A Stacked LSTM may improve accuracy in cases where the model benefits from from learning the hierarchical representation of complex time-series data. A Vanilla LSTM is useful in less complex time series data that still have long term dependencies.

## Bidirectional LSTM

### 6.
Run the given code 3 times. Show all outputs.

In [14]:
for run in range(3):
    # define model
    model = Sequential()
    model.add(Bidirectional(LSTM(50, activation='relu'), input_shape=(n_steps,
    n_features)))
    model.add(Dense(1))
    model.compile(optimizer='adam', loss='mse')

    # fit model
    model.fit(X, y, epochs=200, verbose=0)

    # demonstrate prediction
    x_input = array([70, 80, 90])
    x_input = x_input.reshape((1, n_steps, n_features))
    yhat = model.predict(x_input, verbose=0)
    print(f"Bidirectional LSTM, output {run+1}: {yhat}")

Bidirectional LSTM, output 1: [[101.993484]]
Bidirectional LSTM, output 2: [[102.12818]]
Bidirectional LSTM, output 3: [[100.94301]]


### 7.
Change the activation function from 'relu' to 2 others. Run atleast 3 times, show outputs.

In [15]:
for run in range(3):
    # define model
    model = Sequential()
    model.add(Bidirectional(LSTM(50, activation='tanh'), input_shape=(n_steps,
    n_features)))
    model.add(Dense(1))
    model.compile(optimizer='adam', loss='mse')

    # fit model
    model.fit(X, y, epochs=200, verbose=0)

    # demonstrate prediction
    x_input = array([70, 80, 90])
    x_input = x_input.reshape((1, n_steps, n_features))
    yhat = model.predict(x_input, verbose=0)
    print(f"Bidirectional LSTM, TanH activation, output {run+1}: {yhat}")

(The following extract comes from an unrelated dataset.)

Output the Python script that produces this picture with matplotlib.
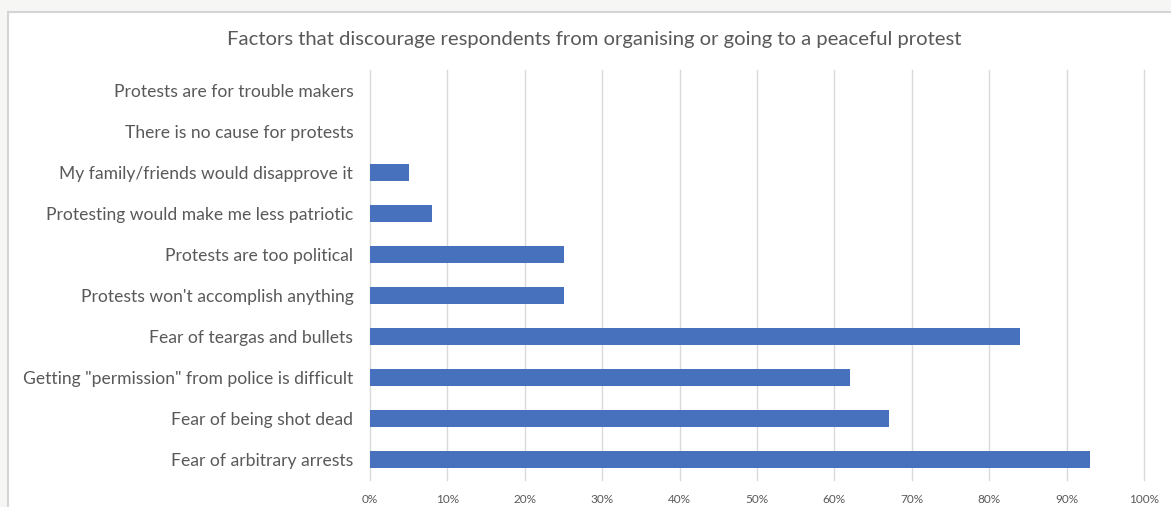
import numpy as np
import matplotlib.pyplot as plt
from matplotlib.patches import Rectangle
from matplotlib.ticker import PercentFormatter

# Survey responses, bottom to top as drawn
factors = [
    'Fear of arbitrary arrests',
    'Fear of being shot dead',
    'Getting "permission" from police is difficult',
    'Fear of teargas and bullets',
    "Protests won't accomplish anything",
    'Protests are too political',
    'Protesting would make me less patriotic',
    'My family/friends would disapprove it',
    'There is no cause for protests',
    'Protests are for trouble makers',
]
shares = [93, 67, 62, 84, 25, 25, 8, 5, 0, 0]
x_ticks = list(range(0, 101, 10))

title = 'Factors that discourage respondents from organising or going to a peaceful protest'

plt.rcParams['font.family'] = ['Lato', 'DejaVu Sans']

W, H = 1171, 507
fig = plt.figure(figsize=(W / 100, H / 100), dpi=100)
fig.patch.set_facecolor('#f6f7f4')

# white chart box with a thin grey frame, kept behind the axes
box = Rectangle((8 / W, -0.05), 1.2, 1 - 12 / H + 0.05, transform=fig.transFigure,
                facecolor='white', edgecolor='#d4d4d4', linewidth=1.5, zorder=-10)
fig.patches.append(box)

ax = fig.add_axes([370 / W, 1 - 480 / H, (1144 - 370) / W, (480 - 70) / H])
ax.set_facecolor('none')

y = np.arange(len(factors))
ax.barh(y, shares, height=0.42, color='#4771bc', linewidth=0, zorder=3)

ax.set_xlim(0, 100)
ax.set_ylim(-0.5, len(factors) - 0.5)
ax.set_xticks(x_ticks)
ax.xaxis.set_major_formatter(PercentFormatter(decimals=0))
ax.set_yticks(y)
ax.set_yticklabels(factors)

ax.grid(axis='x', color='#d9d9d9', linewidth=1)
for gl in ax.get_xgridlines():
    gl.set_clip_on(False)
ax.set_axisbelow(True)
for s in ax.spines.values():
    s.set_visible(False)
ax.tick_params(axis='both', length=0)
ax.tick_params(axis='y', labelsize=12.6, labelcolor='#595959', pad=12)
ax.tick_params(axis='x', labelsize=8.5, labelcolor='#595959', pad=10)

fig.text(594 / W, 1 - 40 / H, title, ha='center', va='center', fontsize=14.6, color='#595959')

fig.savefig('out.png', dpi=100, facecolor=fig.get_facecolor())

Bidirectional LSTM, TanH activation, output 1: [[26.314335]]
Bidirectional LSTM, TanH activation, output 2: [[27.845387]]
Bidirectional LSTM, TanH activation, output 3: [[26.081753]]


In [13]:
for run in range(3):
    # define model
    model = Sequential()
    model.add(Bidirectional(LSTM(50, activation='sigmoid'), input_shape=(n_steps,
    n_features)))
    model.add(Dense(1))
    model.compile(optimizer='adam', loss='mse')

    # fit model
    model.fit(X, y, epochs=200, verbose=0)

    # demonstrate prediction
    x_input = array([70, 80, 90])
    x_input = x_input.reshape((1, n_steps, n_features))
    yhat = model.predict(x_input, verbose=0)
    print(f"Bidirectional LSTM, Sigmoid activation, output {run+1}: {yhat}")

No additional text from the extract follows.